City Council considering 2.5% levy increase
At its Nov. 17 meeting, the New Richmond City Council spent 90 minutes discussing some of the finer points of the city’s 2015 budget, and it looks like the city tax levy may increase 2.5 percent to accommodate for a new contingency fund and a new capital replacement levy.
The budget and levy will formally be considered at the Dec. 8 council meeting, but there appeared to be a consensus among alderpersons on Nov. 17 that putting away money before major purchases and unexpected costs was preferable to continuing to borrow for them.
In his presentation to the council, City Administrator Mike Darrow stressed four specific reasons why city staff is recommending a 2.5 percent levy increase: contingency, capital replacement costs, street maintenance projects and maintaining or improving services.
The proposed budget presented to council included just over $29,000 to establish a contingency fund made up of money earmarked for specific purposes by a three-fourths major council vote, according to state law.
“We’re proposing utilizing these funds, which would be rolled over for future savings or retirements, really however the council designates them,” Darrow said. “This is done through council resolution, and really the council has control over how these funds are utilized.”
In addition to the $29,000 to establish a contingency fund, the proposed budget included more than $96,000 for a capital replacement levy.
“Each year, as you all know, we talk about new squad cars or a firetruck or a city vehicle or a plow truck or maintaining a building. The list goes on and on. Most often, in a lot of cases, we’re needing to borrow money,” Darrow told the council. “Having this capital replacement levy gets us those funds needed for the purchase in cash rather than borrowing. Having cash available is something very advantageous to the city.”
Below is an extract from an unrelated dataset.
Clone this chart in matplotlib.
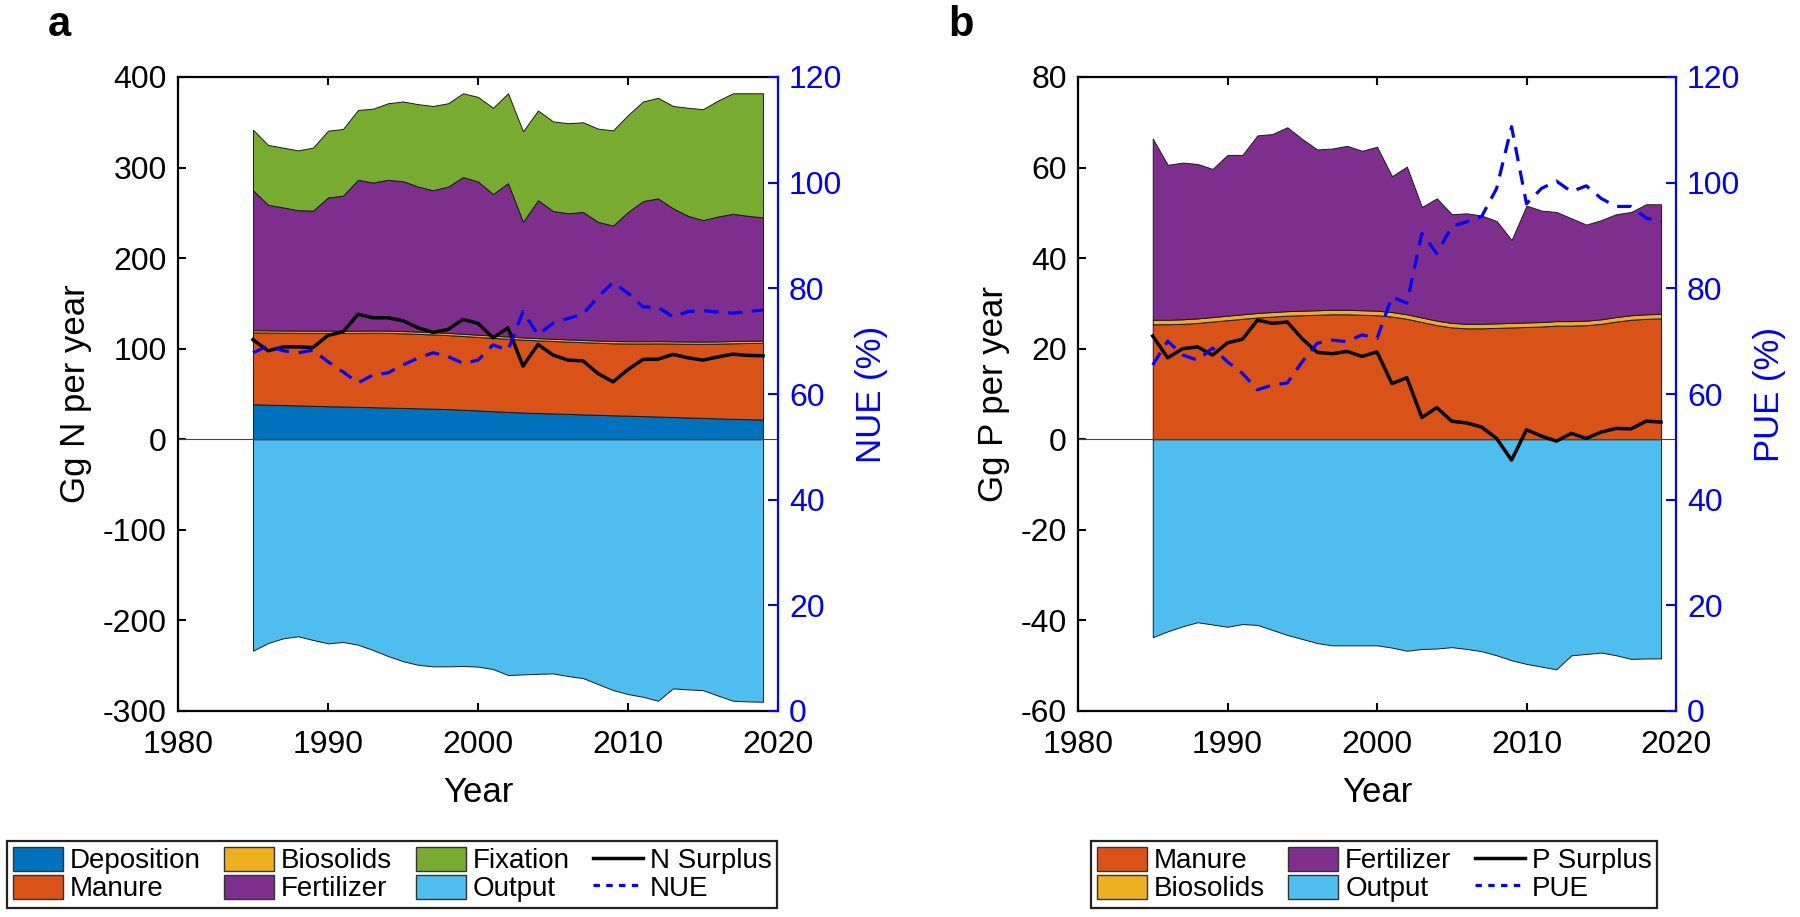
import matplotlib
matplotlib.use("Agg")
import matplotlib.pyplot as plt
from matplotlib.patches import Patch
from matplotlib.lines import Line2D
import numpy as np

plt.rcParams['font.family'] = ['Liberation Sans', 'DejaVu Sans']
plt.rcParams['axes.unicode_minus'] = False

years = list(range(1985, 2020))

# ---- panel a : nitrogen (Gg N per year) ----
n_deposition = [38.7, 38.2, 37.8, 37.4, 37.0, 36.5, 36.2, 35.8, 35.4, 35.0, 34.6, 34.2,
                33.8, 33.3, 32.6, 31.9, 31.0, 30.2, 29.5, 29.0, 28.5, 28.0, 27.5, 27.0,
                26.5, 26.1, 25.6, 25.1, 24.6, 24.1, 23.6, 23.1, 22.6, 22.2, 21.8]
n_manure = [79.3, 79.6, 79.8, 80.1, 80.5, 80.9, 81.2, 81.7, 82.2, 82.5, 82.4, 82.2,
            82.0, 81.7, 81.4, 81.1, 81.0, 80.8, 80.5, 80.2, 80.0, 79.8, 79.7, 79.6,
            79.5, 79.7, 80.2, 80.8, 81.1, 81.4, 81.8, 82.5, 83.4, 84.1, 84.7]
n_biosolids = [2.5] * 35
n_fertilizer = [154.5, 138.7, 135.9, 133.0, 132.5, 147.1, 149.1, 166.5, 163.4, 166.5, 165.5, 160.1,
                156.7, 161.5, 173.0, 169.1, 156.2, 169.3, 127.5, 152.3, 141.0, 139.3, 141.3, 130.9,
                127.5, 142.7, 154.7, 157.6, 146.8, 138.7, 134.1, 137.9, 140.5, 137.9, 136.0]
n_fixation = [66.8, 66.0, 66.0, 66.0, 69.5, 73.7, 73.6, 77.1, 81.5, 84.5, 88.0, 91.0,
              93.0, 92.0, 92.5, 93.4, 95.3, 99.2, 100.0, 99.0, 99.0, 99.4, 99.0, 103.0,
              105.0, 107.0, 110.0, 111.0, 113.0, 119.3, 122.5, 128.0, 133.0, 135.3, 137.0]
n_output = [-233.4, -225.0, -219.8, -217.5, -221.6, -225.3, -223.8, -226.8, -232.7, -239.3, -245.0, -249.0,
            -250.7, -250.7, -250.3, -251.0, -253.7, -260.3, -259.6, -259.0, -258.5, -261.4, -263.7, -270.3,
            -276.9, -281.3, -284.3, -288.7, -275.0, -276.2, -277.0, -283.0, -288.7, -289.4, -289.8]
n_surplus = [110.0, 97.7, 102.0, 102.0, 101.4, 114.7, 118.7, 138.0, 134.2, 134.2, 130.9, 123.1,
             118.0, 121.3, 132.4, 128.0, 112.0, 123.1, 80.8, 104.7, 93.0, 87.4, 86.6, 72.7,
             63.4, 77.0, 88.2, 88.5, 93.7, 90.0, 87.4, 91.0, 94.0, 92.6, 92.2]
nue = [67.8, 69.1, 68.2, 67.8, 68.3, 66.1, 64.2, 62.1, 63.6, 64.0, 65.5, 66.8,
       67.8, 67.1, 65.8, 66.4, 69.3, 68.3, 75.6, 71.2, 73.4, 74.3, 75.1, 78.4,
       81.1, 79.1, 76.5, 76.4, 74.6, 75.6, 75.8, 75.5, 75.3, 75.6, 75.9]

# ---- panel b : phosphorus (Gg P per year) ----
p_manure = [25.4, 25.4, 25.5, 25.7, 26.0, 26.3, 26.6, 26.9, 27.1, 27.3, 27.4, 27.5,
            27.6, 27.6, 27.5, 27.4, 27.1, 26.6, 25.9, 25.2, 24.7, 24.5, 24.5, 24.6,
            24.7, 24.8, 24.9, 25.1, 25.1, 25.2, 25.5, 26.0, 26.4, 26.6, 26.7]
p_biosolids = [1.0] * 35
p_fertilizer = [40.0, 34.2, 34.6, 34.1, 32.7, 35.5, 35.2, 39.2, 39.3, 40.6, 37.9, 35.5,
                35.6, 36.2, 35.2, 36.2, 30.0, 32.6, 24.4, 27.0, 24.0, 24.4, 23.9, 22.6,
                18.3, 25.8, 24.6, 24.1, 22.7, 21.2, 21.9, 22.7, 22.8, 24.3, 24.2]
p_output = [-43.7, -42.4, -41.3, -40.4, -40.9, -41.4, -40.8, -41.0, -42.1, -43.2, -44.1, -45.0,
            -45.5, -45.5, -45.5, -45.5, -46.0, -46.7, -46.3, -46.2, -45.9, -46.3, -46.8, -47.7,
            -48.8, -49.6, -50.2, -50.8, -47.7, -47.4, -47.1, -47.7, -48.5, -48.4, -48.4]
p_surplus = [22.8, 18.0, 20.0, 20.4, 18.6, 21.3, 22.1, 26.3, 25.6, 25.9, 22.2, 19.2,
             18.9, 19.4, 18.3, 19.3, 12.3, 13.6, 4.8, 7.0, 4.0, 3.6, 2.7, 0.2,
             -4.6, 2.1, 0.7, -0.4, 1.3, 0.2, 1.6, 2.4, 2.3, 4.0, 3.8]
pue = [65.5, 70.0, 67.4, 66.4, 68.7, 66.1, 63.9, 60.8, 61.7, 62.1, 66.1, 69.6,
       70.2, 69.9, 71.2, 70.5, 78.4, 77.2, 90.4, 86.6, 91.7, 92.6, 93.6, 98.9,
       110.6, 96.0, 98.9, 100.3, 98.3, 99.4, 97.0, 95.5, 95.5, 93.3, 92.6]

c_dep = '#0072BD'
c_man = '#D95319'
c_bio = '#EDB120'
c_fert = '#7E2F8E'
c_fix = '#77AC30'
c_out = '#4DBEEE'

fig = plt.figure(figsize=(18, 9.17), dpi=100)
ax_a = fig.add_axes([178 / 1800, 1 - 711 / 917, 600 / 1800, 634 / 917])
ax_b = fig.add_axes([1078 / 1800, 1 - 711 / 917, 598 / 1800, 634 / 917])

TICK = 23
LAB = 25
edge = dict(edgecolor='#1a1a1a', linewidth=0.7)


def style_axes(ax, ax2, ylim, yticks, ylabel, rlabel):
    ax.set_xlim(1980, 2020)
    ax.set_xticks([1980, 1990, 2000, 2010, 2020])
    ax.set_ylim(*ylim)
    ax.set_yticks(yticks)
    ax.set_xlabel('Year', fontsize=LAB, labelpad=11)
    ax.set_ylabel(ylabel, fontsize=LAB, labelpad=8)
    ax.tick_params(axis='both', direction='in', length=6, width=1.5, labelsize=TICK, pad=8)
    ax.tick_params(axis='x', top=True, pad=14)
    for s in ['left', 'bottom', 'top']:
        ax.spines[s].set_linewidth(1.6)
    ax.spines['right'].set_visible(False)

    ax2.set_ylim(0, 120)
    ax2.set_yticks(range(0, 121, 20))
    ax2.set_ylabel(rlabel, fontsize=LAB, color='blue', labelpad=9)
    ax2.tick_params(axis='y', direction='in', length=7, width=1.5, labelsize=TICK,
                    colors='blue', pad=8)
    for s in ['left', 'bottom', 'top']:
        ax2.spines[s].set_visible(False)
    ax2.spines['right'].set_color('blue')
    ax2.spines['right'].set_linewidth(1.6)


# panel a
ax_a.stackplot(years, n_deposition, n_manure, n_biosolids, n_fertilizer, n_fixation,
               colors=[c_dep, c_man, c_bio, c_fert, c_fix], **edge)
ax_a.fill_between(years, n_output, 0, facecolor=c_out, **edge)
ax_a.axhline(0, color='#444444', linewidth=0.8)
ax_a.plot(years, n_surplus, color='black', linewidth=2.5)
ax_a2 = ax_a.twinx()
ax_a2.plot(years, nue, color='blue', linewidth=2.3, linestyle=(0, (4.5, 3)))
style_axes(ax_a, ax_a2, (-300, 400), range(-300, 401, 100), 'Gg N per year', 'NUE (%)')

# panel b
ax_b.stackplot(years, p_manure, p_biosolids, p_fertilizer,
               colors=[c_man, c_bio, c_fert], **edge)
ax_b.fill_between(years, p_output, 0, facecolor=c_out, **edge)
ax_b.axhline(0, color='#444444', linewidth=0.8)
ax_b.plot(years, p_surplus, color='black', linewidth=2.5)
ax_b2 = ax_b.twinx()
ax_b2.plot(years, pue, color='blue', linewidth=2.3, linestyle=(0, (4.5, 3)))
style_axes(ax_b, ax_b2, (-60, 80), range(-60, 81, 20), 'Gg P per year', 'PUE (%)')

fig.text(48 / 1800, 1 - 36 / 917, 'a', fontsize=30, fontweight='bold')
fig.text(948 / 1800, 1 - 36 / 917, 'b', fontsize=30, fontweight='bold')


def patch(c, name):
    return Patch(facecolor=c, edgecolor='#333333', linewidth=1.0, label=name)


leg_kw = dict(fontsize=20, frameon=True, fancybox=False, framealpha=1,
              edgecolor='#222222', handlelength=1.8, handleheight=1.0,
              handletextpad=0.25, columnspacing=0.85, labelspacing=0.0,
              borderpad=0.2, borderaxespad=0, loc='lower left')

handles_a = [patch(c_dep, 'Deposition'), patch(c_man, 'Manure'),
             patch(c_bio, 'Biosolids'), patch(c_fert, 'Fertilizer'),
             patch(c_fix, 'Fixation'), patch(c_out, 'Output'),
             Line2D([], [], color='black', linewidth=2.5, label='N Surplus'),
             Line2D([], [], color='blue', linewidth=2.3, linestyle=(0, (2, 2)), label='NUE')]
leg_a = fig.legend(handles=handles_a, ncol=4, bbox_to_anchor=(7 / 1800, 1 - 908 / 917), **leg_kw)
leg_a.get_frame().set_linewidth(1.6)

handles_b = [patch(c_man, 'Manure'), patch(c_bio, 'Biosolids'),
             patch(c_fert, 'Fertilizer'), patch(c_out, 'Output'),
             Line2D([], [], color='black', linewidth=2.5, label='P Surplus'),
             Line2D([], [], color='blue', linewidth=2.3, linestyle=(0, (2, 2)), label='PUE')]
leg_b = fig.legend(handles=handles_b, ncol=3, bbox_to_anchor=(1091 / 1800, 1 - 908 / 917), **leg_kw)
leg_b.get_frame().set_linewidth(1.6)

fig.savefig('out.png', dpi=100)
Another big increase in the proposed budget is for street maintenance. Typically, in recent years about $25,000 to $30,000 has been budgeted for street maintenance, but Darrow’s presentation laid out a recommendation for nearly $72,000 in 2015. He said that amount of money could get the city about six miles of crack sealing, or about two-and-a-half miles of sealcoating or a half mile of complete mill and overlay.
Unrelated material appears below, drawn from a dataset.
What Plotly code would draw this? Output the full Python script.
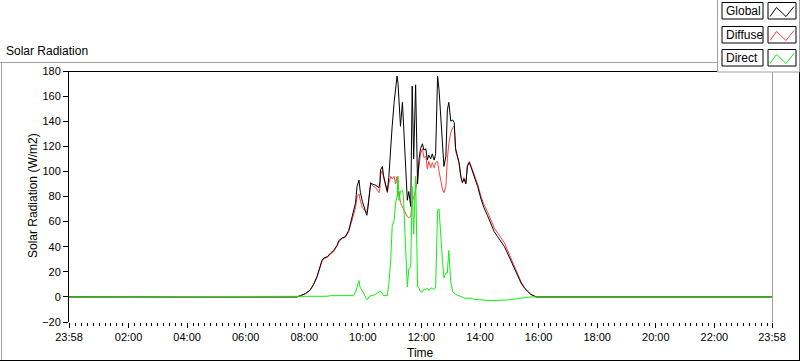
import plotly.graph_objects as go

# ---- data (minutes since midnight) ----
minutes = [-2, 465, 472, 482, 492, 499, 506, 513, 516, 520, 527, 534, 540, 547, 551, 558, 564, 571, 575, 579,
           581, 585, 588, 592, 594, 595, 599, 602, 605, 608, 610, 612, 616, 619, 626, 633, 635, 636, 640, 642,
           647, 650, 653, 657, 660, 664, 667, 670, 672, 674, 677, 681, 683, 688, 691, 694, 698, 701, 704, 708,
           712, 715, 718, 722, 725, 729, 732, 735, 739, 742, 746, 749, 753, 756, 759, 763, 766, 770, 773, 776,
           780, 784, 787, 790, 794, 797, 801, 804, 807, 811, 814, 818, 821, 828, 835, 842, 848, 855, 862, 869,
           876, 883, 890, 896, 903, 910, 917, 924, 931, 938, 944, 955, 1438]

global_rad = [0, 0, 1, 2.5, 5.4, 10, 16, 24, 29, 31, 32, 35, 37, 41, 45, 47, 48, 53, 59, 64,
              67, 75, 88, 93, 86, 83, 76, 72, 68, 65, 70, 77, 91, 90, 89, 87, 92, 101, 104, 97,
              88, 84, 95, 123, 136, 155, 165, 176, 170, 155, 136, 155, 140, 110, 77, 84, 72, 168, 110, 169,
              90, 110, 118, 122, 117, 118, 109, 113, 110, 114, 109, 114, 176, 165, 148, 124, 104, 112, 149, 155,
              140, 141, 139, 118, 112, 107, 95, 91, 94, 90, 104, 107, 104, 96, 88, 78, 71, 65, 58, 52,
              48, 44, 40, 35, 29, 23, 17, 11, 7, 4, 2, 0, 0]

diffuse_rad = [0, 0, 1, 2.5, 5.4, 10, 16, 24, 28, 30.5, 31.5, 34, 36, 40.5, 44, 46.5, 47.5, 52, 58, 63,
               66, 71, 80, 82, 78, 76, 71, 70, 68, 67, 72, 77, 90, 89, 87, 83, 87, 97, 101, 96,
               87, 83, 90, 96, 94, 96, 90, 96, 80, 84, 75, 72, 70, 66, 64, 63, 64, 75, 80, 85,
               95, 103, 114, 118, 111, 112, 102, 108, 103, 107, 103, 107, 108, 100, 93, 86, 83, 88, 110, 122,
               131, 135, 136, 116, 111, 106, 95, 91, 95, 91, 105, 108, 105, 98, 90, 80, 73.5, 68, 61, 55,
               51, 47, 43, 37.5, 31, 25, 18.5, 12, 7.5, 4, 2, 0, 0]

direct_rad = [0, 0, 0, 0, 0, 0, 0, 0, 0.5, 0.5, 0.5, 1, 1, 0.5, 1, 0.5, 0.5, 1, 1, 1,
              1, 4, 8, 13, 8, 7, 5, 2, 0, -2, -2, 0, 1, 1, 2, 4, 5, 4, 3, 1,
              1, 1, 10, 29, 56, 61, 75, 80, 96, 77, 84, 85, 80, 25, 8, 22, 24, 88, 50, 96,
              8, 7, 4, 4, 6, 6, 7, 5, 7, 7, 6, 7, 69, 70, 50, 29, 15, 19, 19, 37,
              12, 4, 3, 2, 1, 1, 0, 0, -1, -1, -1, -1, -1, -2, -2, -2.5, -2.5, -3, -3, -3,
              -3, -3, -3, -2.5, -2, -2, -1.5, -1, -0.5, 0, 0, 0, 0]

tick_vals = [-2, 120, 240, 360, 480, 600, 720, 840, 960, 1080, 1200, 1320, 1438]
tick_text = ["23:58", "02:00", "04:00", "06:00", "08:00", "10:00", "12:00", "14:00",
             "16:00", "18:00", "20:00", "22:00", "23:58"]
y_ticks = [-20, 0, 20, 40, 60, 80, 100, 120, 140, 160, 180]

series_names = ["Global", "Diffuse", "Direct"]
series_colors = ["#000000", "#ff4040", "#10f010"]

# ---- layout geometry (pixels) ----
W, H = 800, 361
L, R, T, B = 69, 772, 71, 322


def px(X):
    return (X - L) / (R - L)


def py(Y):
    return (B - Y) / (B - T)


FONT = "Liberation Sans"

fig = go.Figure()
fig.add_trace(go.Scatter(x=minutes, y=diffuse_rad, mode="lines", name="Diffuse",
                         line=dict(color=series_colors[1], width=1)))
fig.add_trace(go.Scatter(x=minutes, y=global_rad, mode="lines", name="Global",
                         line=dict(color=series_colors[0], width=1)))
fig.add_trace(go.Scatter(x=minutes, y=direct_rad, mode="lines", name="Direct",
                         line=dict(color=series_colors[2], width=1)))

shapes = []


def hline(y, x0, x1, color):
    shapes.append(dict(type="line", xref="paper", yref="paper", x0=px(x0), x1=px(x1),
                       y0=py(y), y1=py(y), line=dict(color=color, width=1), layer="above"))


def vline(x, y0, y1, color):
    shapes.append(dict(type="line", xref="paper", yref="paper", x0=px(x), x1=px(x),
                       y0=py(y0), y1=py(y1), line=dict(color=color, width=1), layer="above"))


GRAY = "#a0a0a0"
hline(62.5, 0, 717, GRAY)          # outer top
vline(1.5, 62, 361, GRAY)          # outer left
hline(360.5, 0, 800, "#000000")    # outer bottom
vline(799.5, 72, 361, "#000000")   # outer right
hline(71.5, 69, 772, "#000000")    # plot top
vline(772.5, 71, 322, GRAY)        # plot right

# legend panel
shapes.append(dict(type="rect", xref="paper", yref="paper", x0=px(717.5), x1=px(799.5),
                   y0=py(72), y1=py(-2), fillcolor="white", line=dict(color=GRAY, width=1),
                   layer="above"))

annotations = []
box_tops = [2.5, 26.5, 49.5]
for name, color, top in zip(series_names, series_colors, box_tops):
    bot = top + 16.5
    shapes.append(dict(type="rect", xref="paper", yref="paper", x0=px(722), x1=px(763),
                       y0=py(bot), y1=py(top), fillcolor="white",
                       line=dict(color="#000000", width=1), layer="above"))
    shapes.append(dict(type="rect", xref="paper", yref="paper", x0=px(768), x1=px(796),
                       y0=py(bot), y1=py(top), fillcolor="white",
                       line=dict(color="#000000", width=1), layer="above"))
    pts = [(770, top + 14), (776.5, top + 5), (786, top + 14), (794, top + 4)]
    path = "M " + " L ".join(f"{px(a):.5f},{py(b):.5f}" for a, b in pts)
    shapes.append(dict(type="path", xref="paper", yref="paper", path=path,
                       line=dict(color=color, width=1), layer="above"))
    annotations.append(dict(text=name, xref="paper", yref="paper", x=px(724), y=py(top + 8.5),
                            xanchor="left", yanchor="middle", showarrow=False,
                            font=dict(family=FONT, size=12, color="#000")))

annotations.append(dict(text="Solar Radiation", xref="paper", yref="paper", x=px(4), y=py(51),
                        xanchor="left", yanchor="middle", showarrow=False,
                        font=dict(family=FONT, size=12, color="#000")))
annotations.append(dict(text="Solar Radiation (W/m2)", xref="paper", yref="paper", x=px(33),
                        y=py(196), xanchor="center", yanchor="middle", textangle=-90,
                        showarrow=False, font=dict(family=FONT, size=12, color="#000")))
annotations.append(dict(text="Time", xref="paper", yref="paper", x=px(420), y=py(353),
                        xanchor="center", yanchor="middle", showarrow=False,
                        font=dict(family=FONT, size=12, color="#000")))

fig.update_layout(
    width=W, height=H,
    margin=dict(l=L, r=W - R, t=T, b=H - B, pad=0),
    paper_bgcolor="white", plot_bgcolor="white",
    showlegend=False,
    shapes=shapes, annotations=annotations,
    xaxis=dict(range=[-2, 1438], tickmode="array", tickvals=tick_vals, ticktext=tick_text,
               ticks="outside", ticklen=5, tickwidth=1, tickcolor="#000", showgrid=False,
               zeroline=False, showline=False,
               tickfont=dict(family=FONT, size=11, color="#000"),
               minor=dict(ticks="outside", ticklen=3, tickwidth=1, tickcolor="#000",
                          dtick=12, tick0=0, showgrid=False)),
    yaxis=dict(range=[-20, 180], tickmode="array", tickvals=y_ticks, ticks="outside",
               ticklen=5, tickwidth=1, tickcolor="#000", showgrid=False, zeroline=False,
               showline=True, linecolor="#000", linewidth=1,
               tickfont=dict(family=FONT, size=11, color="#000")),
)

fig.write_html("out.html", config={"displayModeBar": False},
               post_script="document.body.style.margin='0px';document.body.style.overflow='hidden';")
According to Darrow’s presentation, the 2.5 percent levy increase being proposed for 2015 would be the first levy increase for the City of New Richmond since a 1.2 percent hike in 2011. The city’s levy went down 0.6 percent in 2012, 2 percent in 2013 and 1 percent in 2014.
During discussion, District 6 Alderman Jim Zajkowski spoke in favor of the proposal.
“I think we’ve been overdue putting money away. We’ve talked about it every year for the last 10 years, but we never do anything,” Zajkowski said. “It’s nice to have our tax levy even or go down a little, but we see what’s happening. The infrastructure is falling apart. It’s going to hit us hard for streets and other projects coming up. I think we have to start that fund. We can’t keep talking about it. We have to do it.”
Mayor Fred Horne also appeared to be in favor of the proposal.
“I think levying for it is a bit more honest than borrowing, but we have to keep in mind that we can’t borrow and levy,” Horne said. “If we’re going to directly tax for it, then we have to cut back on the borrowing.”
According to city staffers at the meeting, the city currently stands at about $18 million in debt, which is down from a high of about $24 million a few years ago.
“I’ll give credit to this council,” Horne said. “We’ve done a real good job in the last few years paying down our debt.”
District 1 Alderman Craig Kittel said the council would need to proceed with discipline when earmarking funds for specific future projects.
“Then we can keep an eye on it. We’re going to save for something, not just a pot. It’s too easy to grab out of a pot,” Kittel said.
District 4 Alderperson Jane Hansen also expressed positive comments about the proposal.
“I think it’s a good budget,” Hansen said.
The council approved the budget recommendation for formal consideration at the Dec. 8 council meeting. If approved at that meeting the budget will be adopted for 2015.
The Dec. 8 meeting will take place at the New Richmond Civic Center at 7 p.m.